The feds say that some of the checks were made out to him; others were made out to fellow Kappa Alpha Psi workers, and Anderson would allegedly tell bank employees that he was just doing the payees a favor by saving them a trip to the bank. Investigators go on to allege that on multiple instances, Anderson would cash a check at Santander and then deposit that exact amount of cash into his own bank account at Santander.
Federal authorities showed up at the Kappa Alpha Psi national headquarters — located about two blocks north of the Temple University campus on North Broad Street — on January 15th. There, they say, they were shown to Anderson’s office, where they claim they found reams of check stock paper as well as signature stamps for Kappa Alpha Psi officials.
According to court documents, Anderson was allowed to make deposits into Kappa Alpha Psi bank accounts, but he was not an authorized signatory.

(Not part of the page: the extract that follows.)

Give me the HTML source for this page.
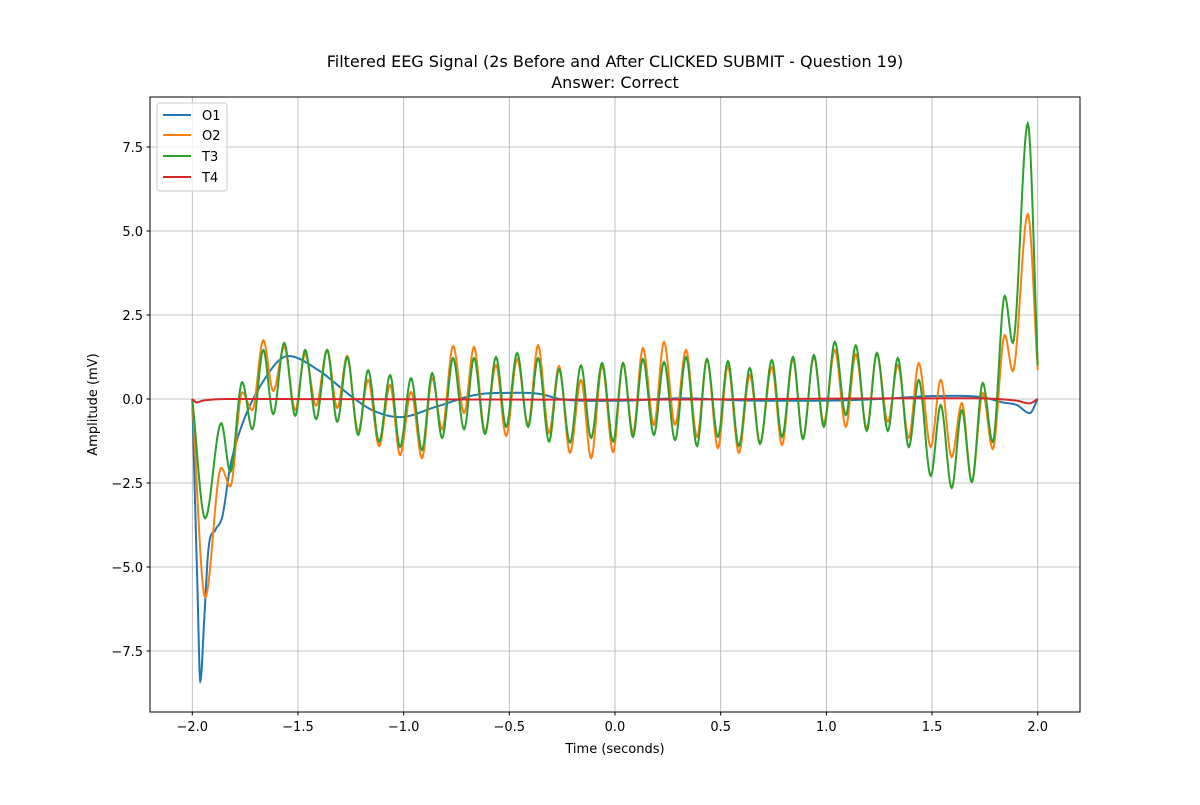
<!DOCTYPE html>
<html><head><meta charset="utf-8"><style>
body{margin:0;background:#fff;font-family:"Liberation Sans","DejaVu Sans",sans-serif}
svg text{font-family:"DejaVu Sans","Liberation Sans",sans-serif}
</style></head><body>
<svg id="chart" width="1200" height="800" xmlns="http://www.w3.org/2000/svg">
<rect width="1200" height="800" fill="#fff"/>
<text x="615" y="67" font-size="16" text-anchor="middle">Filtered EEG Signal (2s Before and After CLICKED SUBMIT - Question 19)</text>
<text x="615" y="88" font-size="16" text-anchor="middle">Answer: Correct</text>
<g id="grid"></g>
<g id="series"></g>
<rect x="150" y="97" width="930" height="615" fill="none" stroke="#000" stroke-width="1"/>
<g id="ticks"></g>
<text x="615" y="753" font-size="13" text-anchor="middle">Time (seconds)</text>
<text transform="translate(97,404.5) rotate(-90)" font-size="13" text-anchor="middle">Amplitude (mV)</text>
<g>
<rect x="157" y="103" width="70" height="88" rx="3" fill="#fff" fill-opacity="0.8" stroke="#ccc"/>
<g><line x1="163" y1="115" x2="191" y2="115" stroke="#1f77b4" stroke-width="2"/><text x="202" y="120" font-size="13">O1</text></g>
<g><line x1="163" y1="135" x2="191" y2="135" stroke="#ff7f0e" stroke-width="2"/><text x="202" y="140" font-size="13">O2</text></g>
<g><line x1="163" y1="156" x2="191" y2="156" stroke="#2ca02c" stroke-width="2"/><text x="202" y="161" font-size="13">T3</text></g>
<g><line x1="163" y1="177" x2="191" y2="177" stroke="#d62728" stroke-width="2"/><text x="202" y="182" font-size="13">T4</text></g>
</g>
</svg>
<script>
const xTicks=[-2.0,-1.5,-1.0,-0.5,0.0,0.5,1.0,1.5,2.0];
const yTicks=[-7.5,-5.0,-2.5,0.0,2.5,5.0,7.5];
// extremum times shared by O2 and T3
const tExt=[-2.000,-1.939,-1.863,-1.820,-1.764,-1.716,-1.664,-1.617,-1.565,-1.513,
-1.466,-1.414,-1.362,-1.314,-1.267,-1.215,-1.168,-1.116,-1.064,-1.017,
-0.965,-0.913,-0.865,-0.818,-0.766,-0.714,-0.667,-0.615,-0.563,-0.515,
-0.463,-0.411,-0.364,-0.312,-0.265,-0.213,-0.161,-0.113,-0.061,-0.009,
0.038,0.085,0.132,0.184,0.232,0.284,0.336,0.388,0.435,0.487,
0.534,0.586,0.638,0.686,0.742,0.790,0.842,0.889,0.941,0.988,
1.040,1.092,1.139,1.191,1.239,1.291,1.338,1.390,1.437,1.494,
1.541,1.593,1.641,1.688,1.740,1.787,1.844,1.882,1.953,2.000];
const t3Vals=[0,-3.55,-0.72,-2.17,0.5,-0.9,1.46,-0.45,1.67,-0.5,
1.46,-0.6,1.46,-0.68,1.25,-1.07,0.86,-1.27,0.71,-1.43,
0.62,-1.52,0.77,-1.16,1.22,-0.9,1.22,-1.04,1.25,-0.83,
1.37,-0.83,1.22,-1.27,0.89,-1.3,1.0,-1.16,1.07,-1.27,
1.07,-1.13,1.19,-1.07,1.1,-1.22,1.25,-1.4,1.19,-1.13,
1.13,-1.4,0.92,-1.34,1.16,-1.13,1.25,-1.19,1.31,-0.83,
1.7,-0.48,1.6,-0.95,1.37,-0.95,1.22,-1.43,0.57,-2.29,
-0.18,-2.65,-0.33,-2.47,0.48,-1.28,3.07,1.67,8.2,1.0];
const o2Vals=[0,-5.9,-2.05,-2.6,0.2,-0.33,1.75,0.24,1.55,-0.33,
1.34,-0.2,1.46,-0.27,1.28,-0.98,0.57,-1.4,0.42,-1.67,
0.21,-1.76,0.62,-0.9,1.58,-0.42,1.55,-0.98,1.01,-1.1,
1.19,-0.77,1.6,-1.01,0.98,-1.6,0.57,-1.76,0.98,-1.58,
1.07,-1.01,1.52,-0.77,1.7,-0.77,1.46,-1.13,1.19,-1.46,
0.98,-1.6,0.71,-1.31,0.95,-1.37,1.19,-1.16,1.25,-0.71,
1.46,-0.83,1.34,-0.86,1.37,-0.68,1.01,-1.16,1.07,-1.43,
0.57,-1.73,-0.12,-2.47,0.18,-1.49,1.9,0.83,5.5,0.86];
const o1Times=[-2.0,-1.976,-1.962,-1.943,-1.924,-1.891,-1.858,-1.820,-1.773,-1.669,-1.546,-1.404,-1.243,-1.149,-1.017,-0.851,-0.662,-0.544,-0.355,-0.260,0.024,0.307,0.686,0.969,1.253,1.522,1.740,1.834,1.901,1.962,2.0];
const o1Vals=[0,-5.5,-8.4,-6.5,-4.5,-3.9,-3.5,-2.0,-0.92,0.48,1.28,0.86,0.06,-0.33,-0.54,-0.24,0.12,0.18,0.15,0.0,-0.05,0.02,-0.05,-0.05,0.0,0.09,0.05,-0.1,-0.18,-0.42,0];
const t4Times=[-2.0,-1.98,-1.95,-1.8,0.0,1.5,1.9,1.96,2.0];
const t4Vals=[0,-0.1,-0.05,0,-0.02,0.02,-0.05,-0.13,0];

const X0=150,X1=1080,Y0=97,Y1=712,xmin=-2.2,xmax=2.2,ymin=-9.315,ymax=8.988;
const sx=t=>X0+(t-xmin)/(xmax-xmin)*(X1-X0);
const sy=v=>Y1-(v-ymin)/(ymax-ymin)*(Y1-Y0);
const NS="http://www.w3.org/2000/svg";
const grid=document.getElementById('grid'),ticks=document.getElementById('ticks'),ser=document.getElementById('series');
function mk(tag,attrs,parent){const e=document.createElementNS(NS,tag);for(const k in attrs)e.setAttribute(k,attrs[k]);parent.appendChild(e);return e;}
const fmt=v=>(v<0?'\u2212':'')+Math.abs(v).toFixed(1);
xTicks.forEach(t=>{const x=sx(t);
 const g=mk('line',{x1:x,x2:x,y1:Y0,y2:Y1,stroke:'#b0b0b0','stroke-width':0.8},grid);
 
 
 mk('line',{x1:x,x2:x,y1:Y1,y2:Y1+3.5,stroke:'#000'},ticks);
 const tx=mk('text',{x:x,y:Y1+19,'font-size':13,'text-anchor':'middle'},ticks);tx.textContent=fmt(t);
 
 
});
yTicks.forEach(v=>{const y=sy(v);
 const g=mk('line',{x1:X0,x2:X1,y1:y,y2:y,stroke:'#b0b0b0','stroke-width':0.8},grid);
 
 
 mk('line',{x1:X0-3.5,x2:X0,y1:y,y2:y,stroke:'#000'},ticks);
 const tx=mk('text',{x:X0-7,y:y+5,'font-size':13,'text-anchor':'end'},ticks);tx.textContent=fmt(v);
 
 
});
// Hermite with zero slope at interior extrema
function extremaPath(ts,vs){let d='';const n=ts.length;
 const m=ts.map((t,i)=>(i==0)?(vs[1]-vs[0])/(ts[1]-ts[0]):(i==n-1)?(vs[n-1]-vs[n-2])/(ts[n-1]-ts[n-2]):0);
 return herm(ts,vs,m);}
function monoPath(ts,vs){const n=ts.length,dl=[],m=[];
 for(let i=0;i<n-1;i++)dl.push((vs[i+1]-vs[i])/(ts[i+1]-ts[i]));
 for(let i=0;i<n;i++){if(i==0)m.push(dl[0]);else if(i==n-1)m.push(dl[n-2]);else m.push(dl[i-1]*dl[i]<=0?0:(dl[i-1]+dl[i])/2);}
 return herm(ts,vs,m);}
function herm(ts,vs,m){let d='M'+sx(ts[0]).toFixed(2)+','+sy(vs[0]).toFixed(2);
 for(let i=0;i<ts.length-1;i++){const h=ts[i+1]-ts[i];
  for(let k=1;k<=16;k++){const s=k/16,s2=s*s,s3=s2*s;
   const v=(2*s3-3*s2+1)*vs[i]+(s3-2*s2+s)*h*m[i]+(-2*s3+3*s2)*vs[i+1]+(s3-s2)*h*m[i+1];
   d+='L'+sx(ts[i]+s*h).toFixed(2)+','+sy(v).toFixed(2);}}
 return d;}
const o1=mk('path',{d:monoPath(o1Times,o1Vals),fill:'none',stroke:'#1f77b4','stroke-width':2},ser);


const o2=mk('path',{d:extremaPath(tExt,o2Vals),fill:'none',stroke:'#ff7f0e','stroke-width':2},ser);


const t3=mk('path',{d:extremaPath(tExt,t3Vals),fill:'none',stroke:'#2ca02c','stroke-width':2},ser);


const t4=mk('path',{d:monoPath(t4Times,t4Vals),fill:'none',stroke:'#d62728','stroke-width':2},ser);


</script>
</body></html>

Investigators say that all Kappa Alpha Psi checks were supposed to be signed by two officials — the executive the director and the “Grand Keeper of the Exchequer” — but that the cashed checks they examined were stamped with only one signature, and that this person had left the fraternity in May 2018.
The feds say they have probable cause that wire fraud and bank fraud have been committed, and they’ve obtained a federal search warrant to further search Anderson’s former office at the Kappa Alpha Psi headquarters to assist in a grand jury investigation into the matter.
The fraternity has declined to comment.